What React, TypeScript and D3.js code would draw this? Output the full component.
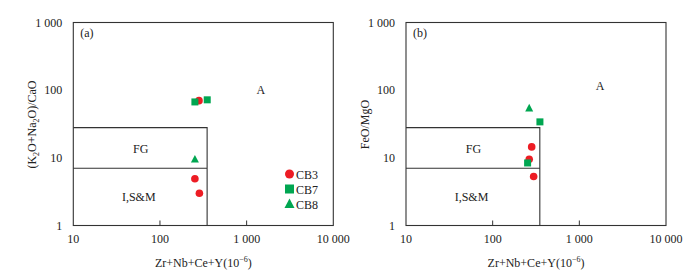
import React from "react";
import * as d3 from "d3";

// sample values
const cb3A = [[282, 70], [253, 4.9], [285, 3.0]];
const cb7A = [[253, 67], [351, 72]];
const cb8A = [[253, 9.5]];

const cb3B = [[282, 14.5], [264, 9.5], [297, 5.3]];
const cb7B = [[351, 34], [253, 8.4]];
const cb8B = [[264, 54]];

const xTicks = [10, 100, 1000, 10000];
const yTicks = [1, 10, 100, 1000];
const tickText = ["10", "100", "1 000", "10 000"];
const yTickText = ["1", "10", "100", "1 000"];

// field limits (Whalen et al.)
const fgX = 350;
const fgTop = 28;
const fgBottom = 7;

const RED = "#ed1c24";
const GREEN = "#00a651";
const FONT = "'Liberation Serif', 'Times New Roman', serif";

const Circle = ({ x, y, r = 3.8 }) => <circle cx={x} cy={y} r={r} fill={RED} />;
const Square = ({ x, y, s = 7 }) => <rect x={x - s / 2} y={y - s / 2} width={s} height={s} fill={GREEN} />;
const Tri = ({ x, y, s = 8 }) => (
  <path d={`M${x},${y - s * 0.55}L${x + s / 2},${y + s * 0.4}L${x - s / 2},${y + s * 0.4}Z`} fill={GREEN} />
);

const Panel = ({ left, tag, yTitle, cb3, cb7, cb8, legend, aPos }) => {
  const x = d3.scaleLog().domain([10, 10000]).range([left, left + 260]);
  const y = d3.scaleLog().domain([1, 1000]).range([225.5, 22.5]);

  return (
    <g fontFamily={FONT} fontSize={12} fill="#222">
      {/* FG / I,S&M fields */}
      <path
        d={`M${x(10)},${y(fgTop)}H${x(fgX)}V${y(1)}M${x(10)},${y(fgBottom)}H${x(fgX)}`}
        fill="none" stroke="#333" strokeWidth={1.1}
      />
      <rect x={x(10)} y={y(1000)} width={x(10000) - x(10)} height={y(1) - y(1000)}
        fill="none" stroke="#333" strokeWidth={1.1} />
      {xTicks.slice(1, 3).map((t) => (
        <line key={t} x1={x(t)} x2={x(t)} y1={y(1)} y2={y(1) - 5} stroke="#333" />
      ))}
      {xTicks.map((t, i) => (
        <text key={t} x={x(t)} y={y(1) + 17} textAnchor="middle">{tickText[i]}</text>
      ))}
      {yTicks.map((t, i) => (
        <text key={t} x={x(10) - 11} y={y(t) + 4} textAnchor="end">{yTickText[i]}</text>
      ))}
      <text x={x(10) + 130} y={267} textAnchor="middle">
        Zr+Nb+Ce+Y(10<tspan fontSize={8} dy={-5}>−6</tspan><tspan dy={5}>)</tspan>
      </text>
      <text transform={`translate(${left - 37},${y(1) - 101}) rotate(-90)`} textAnchor="middle">
        {yTitle}
      </text>
      <text x={x(10) + 7} y={y(1000) + 14}>{tag}</text>
      <text x={x(aPos[0])} y={y(aPos[1]) + 4} textAnchor="middle">A</text>
      <text x={x(60)} y={y(13) + 3} textAnchor="middle">FG</text>
      <text x={x(57)} y={y(2.6) + 4} textAnchor="middle">I,S&amp;M</text>

      {cb3.map((d, i) => <Circle key={`a${i}`} x={x(d[0])} y={y(d[1])} />)}
      {cb7.map((d, i) => <Square key={`b${i}`} x={x(d[0])} y={y(d[1])} />)}
      {cb8.map((d, i) => <Tri key={`c${i}`} x={x(d[0])} y={y(d[1])} />)}

      {legend && (
        <g>
          <Circle x={289.5} y={174} r={4.5} />
          <text x={296} y={178.5}>CB3</text>
          <Square x={289.5} y={189} s={9} />
          <text x={296} y={193.5}>CB7</text>
          <Tri x={289.5} y={204} s={10} />
          <text x={296} y={208.5}>CB8</text>
        </g>
      )}
    </g>
  );
};

export default function App() {
  return (
    <svg width={698} height={273} style={{ position: "absolute", left: 0, top: 0, background: "#fff" }}>
      <Panel
        left={73.3}
        tag="(a)"
        aPos={[1460, 100]}
        yTitle={<>(K<tspan fontSize={8} dy={3}>2</tspan><tspan dy={-3}>O+Na</tspan><tspan fontSize={8} dy={3}>2</tspan><tspan dy={-3}>O)/CaO</tspan></>}
        cb3={cb3A} cb7={cb7A} cb8={cb8A} legend
      />
      <Panel left={406} tag="(b)" aPos={[1730, 114]} yTitle="FeO/MgO" cb3={cb3B} cb7={cb7B} cb8={cb8B} legend={false} />
    </svg>
  );
}
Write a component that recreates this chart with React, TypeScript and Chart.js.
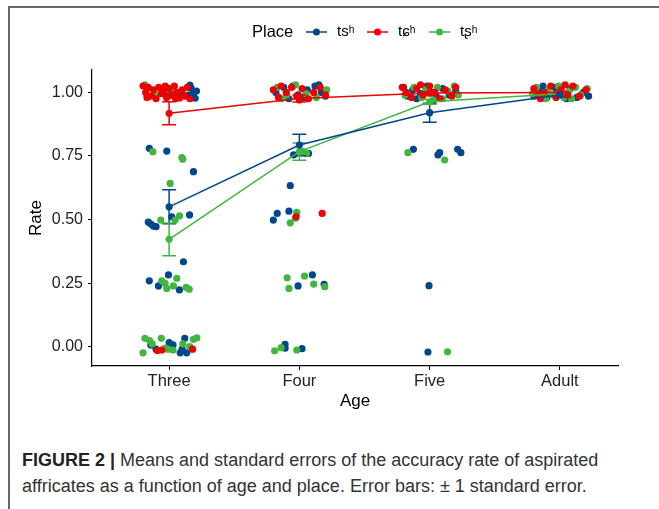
import React, { useEffect, useRef } from "react";
import { Chart, registerables } from "chart.js";

Chart.register(...registerables);

const ages = ["Three", "Four", "Five", "Adult"];
const places = ["tsʰ", "tɕʰ", "tʂʰ"];
const yTicks = [0, 0.25, 0.5, 0.75, 1.0];

// means and standard errors per age (Three, Four, Five, Adult)
const tsMean = [0.55, 0.793, 0.92, 0.99];
const tsSE = [0.067, 0.042, 0.037, 0.008];
const tcMean = [0.918, 0.976, 0.998, 1.0];
const tcSE = [0.045, 0.014, 0.004, 0.003];
const trMean = [0.422, 0.767, 0.963, 0.995];
const trSE = [0.064, 0.034, 0.01, 0.004];

// jittered individual rates: [age position, rate]
const tsPoints: number[][] = [
  [1.16, 1.029], [1.17, 1.016], [1.187, 0.996], [1.149, 0.989], [1.098, 0.996], [1.072, 0.986], [1.046, 0.983], [1.2, 0.977], [0.995, 0.986], [1.21, 1.005],
  [0.848, 0.78], [0.982, 0.769], [1.187, 0.688], [0.84, 0.49], [0.86, 0.482], [0.88, 0.474], [0.9, 0.472], [1.02, 0.511], [1.157, 0.518], [1.11, 0.334],
  [0.848, 0.259], [0.995, 0.282], [0.918, 0.239], [1.079, 0.223],
  [0.86, 0.007], [0.9, -0.01], [1.0, 0.016], [1.03, 0.007], [1.085, -0.024], [1.12, 0.033], [1.1, -0.01], [1.135, -0.024],
  [1.82, 1.0], [1.88, 1.02], [1.95, 1.025], [1.99, 0.99], [2.06, 1.01], [2.12, 1.025], [2.17, 1.0], [2.2, 0.985], [1.92, 0.975], [2.03, 0.98], [2.15, 1.03],
  [1.956, 0.754], [2.07, 0.76], [1.93, 0.633], [1.83, 0.524], [1.8, 0.498], [1.92, 0.533],
  [1.99, 0.239], [2.1, 0.282], [2.19, 0.245],
  [1.89, 0.009], [1.89, -0.006], [2.02, -0.008],
  [2.8, 1.02], [2.83, 0.985], [2.87, 1.01], [2.93, 0.995], [2.98, 1.025], [3.05, 0.985], [3.1, 1.015], [3.15, 0.99], [3.2, 1.005], [2.9, 0.975], [3.02, 1.0],
  [2.875, 0.776], [3.064, 0.754], [3.077, 0.763], [3.215, 0.776], [3.24, 0.763],
  [2.995, 0.24], [2.987, -0.021],
  [3.8, 0.985], [3.84, 1.01], [3.9, 0.98], [3.96, 1.02], [4.02, 0.99], [4.08, 1.015], [4.13, 0.98], [4.18, 1.0], [4.22, 0.985], [3.87, 1.025], [4.05, 0.975],
];

const tcPoints: number[][] = [
  [0.8, 1.025], [0.82, 1.0], [0.84, 1.02], [0.86, 0.985], [0.88, 1.01], [0.9, 0.975], [0.92, 1.02], [0.94, 0.995], [0.96, 1.005], [0.98, 0.98], [1.0, 1.015],
  [1.02, 0.99], [1.04, 1.025], [1.06, 1.0], [1.08, 0.978], [1.1, 1.01], [1.12, 0.985], [1.14, 1.02], [1.16, 0.975], [0.83, 0.98], [0.97, 1.025], [1.05, 0.975],
  [0.944, -0.013], [1.18, -0.01], [0.91, -0.015],
  [1.8, 1.01], [1.84, 0.98], [1.9, 1.0], [1.94, 1.02], [1.98, 0.985], [2.02, 1.015], [2.07, 0.975], [2.11, 1.0], [2.16, 1.02], [2.2, 0.99], [1.86, 1.025], [2.0, 0.97],
  [1.975, 0.511], [2.175, 0.524],
  [2.79, 1.02], [2.82, 1.0], [2.86, 0.98], [2.9, 1.015], [2.95, 0.99], [3.0, 1.025], [3.04, 1.0], [3.08, 0.975], [3.12, 1.01], [3.17, 0.985], [3.2, 1.02], [2.93, 1.03],
  [3.8, 1.015], [3.83, 0.99], [3.88, 1.0], [3.93, 1.025], [3.97, 0.98], [4.01, 1.01], [4.06, 0.99], [4.1, 1.025], [4.15, 0.985], [4.2, 1.01], [3.85, 0.975], [4.04, 1.03],
];

const trPoints: number[][] = [
  [0.815, 1.03], [0.9, 0.99], [1.03, 1.01],
  [0.875, 0.767], [1.098, 0.744], [1.105, 0.737], [1.008, 0.642], [0.936, 0.498], [1.046, 0.498], [1.08, 0.514],
  [0.944, 0.259], [0.969, 0.249], [0.982, 0.229], [1.033, 0.239], [1.059, 0.269], [1.131, 0.233], [1.154, 0.226],
  [0.815, 0.033], [0.85, 0.024], [0.8, -0.024], [0.87, 0.011], [0.94, 0.033], [0.97, -0.006], [0.99, -0.01], [1.03, -0.013], [1.105, 0.011], [1.158, 0.0], [1.187, 0.029], [1.213, 0.035],
  [1.83, 1.02], [1.9, 0.99], [1.97, 1.03], [2.05, 0.995], [2.13, 0.98], [2.21, 1.01], [1.86, 0.975],
  [2.03, 0.767], [2.055, 0.76], [1.98, 0.528], [1.97, 0.505], [1.93, 0.487],
  [1.906, 0.271], [1.92, 0.229], [2.04, 0.278], [2.11, 0.246], [2.195, 0.236],
  [1.81, -0.016], [1.86, -0.004], [1.98, -0.013],
  [2.81, 0.99], [2.88, 1.02], [2.94, 0.98], [3.0, 0.995], [3.06, 1.02], [3.1, 0.975], [3.14, 1.005], [3.19, 1.025], [3.22, 0.99], [3.03, 0.97], [2.97, 1.01],
  [2.833, 0.763], [3.115, 0.734],
  [3.137, -0.02],
  [3.79, 0.995], [3.82, 1.02], [3.86, 0.985], [3.91, 1.01], [3.95, 0.99], [3.99, 1.025], [4.03, 0.98], [4.07, 1.005], [4.12, 1.02], [4.16, 0.99], [4.21, 1.015], [3.89, 0.975], [4.09, 0.975],
];

const colors = ["#00468B", "#ED0000", "#42B540"];
const FONT = "'Liberation Sans', Arial, Helvetica, sans-serif";

export default function App() {
  const ref = useRef<HTMLCanvasElement | null>(null);

  useEffect(() => {
    document.body.style.margin = "0";
    const canvas = ref.current;
    if (!canvas) return;
    const means = [tsMean, tcMean, trMean];
    const ses = [tsSE, tcSE, trSE];
    const pts = [tsPoints, tcPoints, trPoints];

    const errorBars = {
      id: "errorBars",
      afterDatasetDraw(chart: any, args: any) {
        if (args.index !== 5) return;
        const { ctx, scales } = chart;
        const xs = scales.x, ys = scales.y;
        ctx.save();
        ctx.lineWidth = 1.5;
        means.forEach((m, si) => {
          ctx.strokeStyle = colors[si];
          m.forEach((v, i) => {
            const px = xs.getPixelForValue(i + 1);
            const top = ys.getPixelForValue(v + ses[si][i]);
            const bot = ys.getPixelForValue(v - ses[si][i]);
            ctx.beginPath();
            ctx.moveTo(px, top); ctx.lineTo(px, bot);
            ctx.moveTo(px - 7, top); ctx.lineTo(px + 7, top);
            ctx.moveTo(px - 7, bot); ctx.lineTo(px + 7, bot);
            ctx.stroke();
          });
        });
        ctx.restore();
      },
    };

    const legendPlugin = {
      id: "customLegend",
      afterDraw(chart: any) {
        const ctx = chart.ctx;
        ctx.save();
        ctx.font = `16.5px ${FONT}`;
        ctx.fillStyle = "#000";
        ctx.textBaseline = "middle";
        ctx.textAlign = "left";
        const y = 32;
        ctx.fillText("Place", 252, y);
        const lx = [306, 367, 429];
        places.forEach((p, i) => {
          ctx.strokeStyle = colors[i];
          ctx.lineWidth = 1.5;
          ctx.beginPath();
          ctx.moveTo(lx[i], y); ctx.lineTo(lx[i] + 21, y);
          ctx.stroke();
          ctx.fillStyle = colors[i];
          ctx.beginPath();
          ctx.arc(lx[i] + 10.5, y, 3.5, 0, Math.PI * 2);
          ctx.fill();
          ctx.fillStyle = "#000";
          ctx.font = `15px ${FONT}`;
          ctx.fillText(p, lx[i] + 31, y);
        });
        ctx.restore();
      },
    };

    const datasets: any[] = [];
    means.forEach((m, si) => {
      datasets.push({
        label: places[si] + " mean",
        data: m.map((v, i) => ({ x: i + 1, y: v })),
        showLine: true,
        borderColor: colors[si],
        backgroundColor: colors[si],
        borderWidth: 1.5,
        pointRadius: 3.6,
        pointBorderWidth: 0,
        order: 1 + si,
      });
    });
    // scatter: blue bottom (order 8), red (7), green (6)
    const scatterOrder = [8, 6, 7];
    pts.forEach((p, si) => {
      datasets.push({
        label: places[si],
        data: p.map(([x, y]) => ({ x, y })),
        showLine: false,
        backgroundColor: colors[si],
        borderColor: colors[si],
        pointRadius: 3.6,
        pointBorderWidth: 0,
        order: scatterOrder[si],
      });
    });

    const chart = new Chart(canvas, {
      type: "scatter",
      data: { datasets },
      options: {
        animation: false,
        responsive: false,
        layout: { padding: { left: 0, right: 41, top: 70, bottom: 0 } },
        plugins: { legend: { display: false }, tooltip: { enabled: false } },
        scales: {
          x: {
            type: "linear",
            min: 0.408,
            max: 4.446,
            afterFit: (s: any) => { s.height = 54; },
            afterBuildTicks: (s: any) => { s.ticks = ages.map((_, i) => ({ value: i + 1 })); },
            ticks: {
              callback: (v: any) => ages[Number(v) - 1] ?? "",
              color: "#222",
              font: { size: 16.5, family: FONT },
              padding: 2,
              maxRotation: 0,
              autoSkip: false,
            },
            grid: { drawOnChartArea: false, drawTicks: true, tickLength: 4, color: "#000", lineWidth: 1 },
            border: { display: true, color: "#000", width: 1.2 },
            title: { display: true, text: "Age", color: "#000", font: { size: 17, family: FONT }, padding: { top: 0, bottom: 8 } },
          },
          y: {
            type: "linear",
            min: -0.076,
            max: 1.088,
            afterFit: (s: any) => { s.width = 92; },
            afterBuildTicks: (s: any) => { s.ticks = yTicks.map((v) => ({ value: v })); },
            ticks: {
              callback: (v: any) => Number(v).toFixed(2),
              color: "#222",
              font: { size: 16, family: FONT },
              padding: 5,
            },
            grid: { drawOnChartArea: false, drawTicks: true, tickLength: 4, color: "#000", lineWidth: 1 },
            border: { display: true, color: "#000", width: 1.2 },
            title: { display: true, text: "Rate", color: "#000", font: { size: 17, family: FONT }, padding: { top: 26, bottom: 0 } },
          },
        },
      },
      plugins: [errorBars, legendPlugin],
    });
    return () => chart.destroy();
  }, []);

  return (
    <div style={{ position: "relative", width: 659, height: 509, overflow: "hidden", background: "#fff" }}>
      <div style={{ position: "absolute", left: 8, top: 6, width: 660, height: 510, borderLeft: "2px solid #666", borderTop: "2px solid #666", boxSizing: "border-box" }} />
      <canvas ref={ref} width={659} height={420} style={{ position: "absolute", left: 0, top: 0, width: 659, height: 420 }} />
      <div style={{ position: "absolute", left: 22, top: 447, fontFamily: FONT, fontSize: 18, lineHeight: "26px", color: "#333", whiteSpace: "nowrap" }}>
        <b style={{ color: "#222" }}>FIGURE 2 |</b> Means and standard errors of the accuracy rate of aspirated
        <br />
        affricates as a function of age and place. Error bars: ± 1 standard error.
      </div>
    </div>
  );
}
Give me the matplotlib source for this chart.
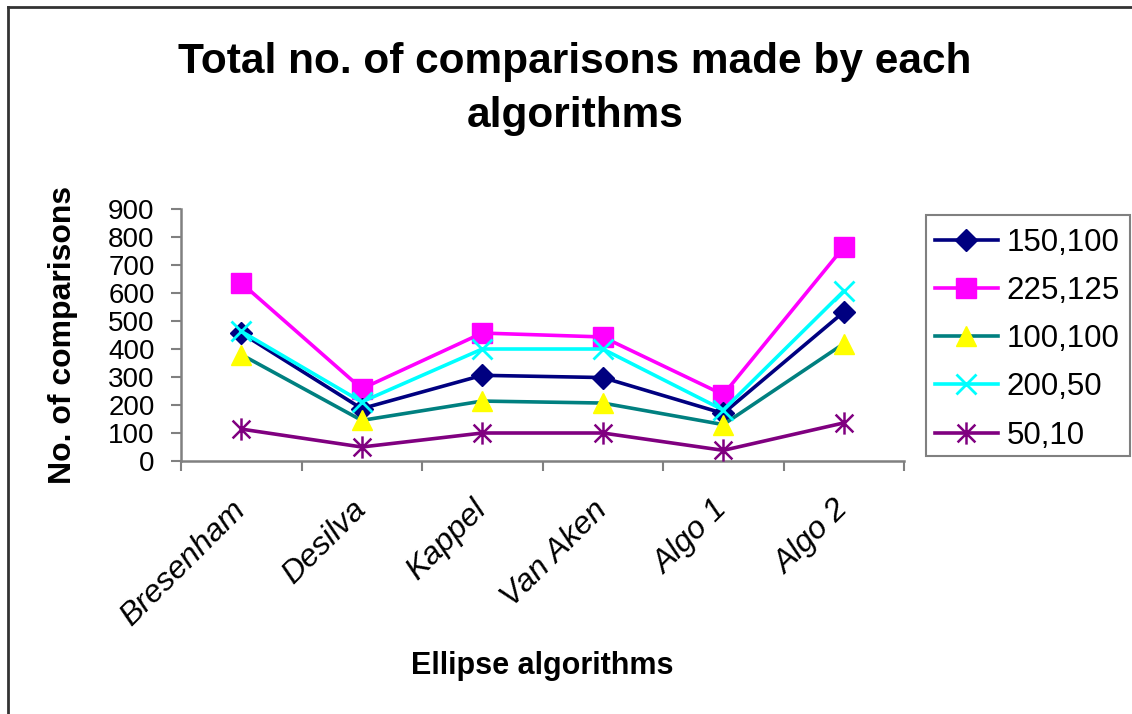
import matplotlib.pyplot as plt
from matplotlib.path import Path
from matplotlib.lines import Line2D
from matplotlib.patches import Rectangle
plt.switch_backend('agg')

plt.rcParams['font.family'] = ['Liberation Sans', 'DejaVu Sans']

algorithms = ["Bresenham", "Desilva", "Kappel", "Van Aken", "Algo 1", "Algo 2"]

s_150_100 = [457, 187, 306, 298, 170, 532]
s_225_125 = [636, 258, 457, 443, 237, 764]
s_100_100 = [380, 145, 214, 207, 130, 419]
s_200_50 = [463, 211, 400, 400, 182, 607]
s_50_10 = [114, 50, 100, 100, 38, 136]

y_ticks = [0, 100, 200, 300, 400, 500, 600, 700, 800, 900]

# excel style star: an x with a vertical bar through it
star = Path([(-1, -1), (1, 1), (-1, 1), (1, -1), (0, -1.25), (0, 1.25)],
            [Path.MOVETO, Path.LINETO, Path.MOVETO, Path.LINETO, Path.MOVETO, Path.LINETO])

W, H = 1132, 714
fig = plt.figure(figsize=(W / 100, H / 100), dpi=100)
ax = fig.add_axes([181 / W, 1 - 461 / H, 723 / W, 252 / H])

x = list(range(1, len(algorithms) + 1))
lw = 2.6
ax.plot(x, s_150_100, color="#000080", lw=lw, marker="D", ms=11, mfc="#000080", mec="#000080", label="150,100", zorder=3)
ax.plot(x, s_225_125, color="#FF00FF", lw=lw, marker="s", ms=14, mfc="#FF00FF", mec="#FF00FF", label="225,125", zorder=2)
ax.plot(x, s_100_100, color="#008080", lw=lw, marker="^", ms=15, mfc="#FFFF00", mec="#FFFF00", label="100,100", zorder=3)
ax.plot(x, s_200_50, color="#00FFFF", lw=lw, marker="x", ms=14, mew=2, mec="#00FFFF", label="200,50", zorder=4)
ax.plot(x, s_50_10, color="#800080", lw=lw, marker=star, ms=16, mew=1.8, mec="#800080", label="50,10", zorder=3)

ax.set_xlim(0.5, len(algorithms) + 0.5)
ax.set_ylim(0, 900)
ax.set_yticks(y_ticks)
ax.set_yticklabels([str(v) for v in y_ticks], fontsize=20)

# ticks between categories, labels at category centres
ax.set_xticks([i + 0.5 for i in range(0, len(algorithms) + 1)])
ax.set_xticklabels([])
ax.set_xticks(x, minor=True)
ax.set_xticklabels(algorithms, minor=True, fontsize=23, style="italic",
                   rotation=45, ha="right", va="center", rotation_mode="anchor")
ax.tick_params(axis="x", which="minor", length=0, pad=32)
ax.tick_params(axis="x", which="major", length=7, width=1.5, color="#808080", direction="out")
ax.tick_params(axis="y", length=7, width=1.5, color="#808080", direction="out", pad=12)

for side in ["top", "right"]:
    ax.spines[side].set_visible(False)
for side in ["left", "bottom"]:
    ax.spines[side].set_color("#808080")
    ax.spines[side].set_linewidth(1.8)

ax.set_ylabel("No. of comparisons", fontsize=23, fontweight="bold", labelpad=22)
ax.set_xlabel("Ellipse algorithms", fontsize=22, fontweight="bold", labelpad=14)

fig.text(575 / W, 1 - 89 / H, "Total no. of comparisons made by each\nalgorithms",
         fontsize=30.5, fontweight="bold", ha="center", va="center",
         multialignment="center", linespacing=1.42)

# legend entries without frame, the box is drawn separately
leg = ax.legend(loc="upper left", bbox_to_anchor=(935 / W, 1 - 228 / H),
                bbox_transform=fig.transFigure, borderaxespad=0, borderpad=0,
                fontsize=22.5, frameon=False, handlelength=2.0,
                handletextpad=0.3, labelspacing=0.58)
fig.add_artist(Rectangle((926 / W, 1 - 456 / H), 204 / W, 241 / H, transform=fig.transFigure,
                         fill=False, edgecolor="#808080", lw=1.5))

# outer chart border (only top and left show in the picture)
fig.add_artist(Line2D([8 / W, 8 / W], [0, 1 - 7 / H], transform=fig.transFigure, color="#333333", lw=2))
fig.add_artist(Line2D([8 / W, 1], [1 - 7 / H, 1 - 7 / H], transform=fig.transFigure, color="#333333", lw=2))

plt.savefig("out.png", dpi=100)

* Task to carry out
From the records above, copy only the lines running from the line holding "Write a component" through the line holding "Chart.register(...registerables);", with no pictures.

* Complete response
Write a component that recreates this chart with React, TypeScript and Chart.js.
import React, { useEffect, useRef } from "react";
import { Chart, registerables } from "chart.js";

Chart.register(...registerables);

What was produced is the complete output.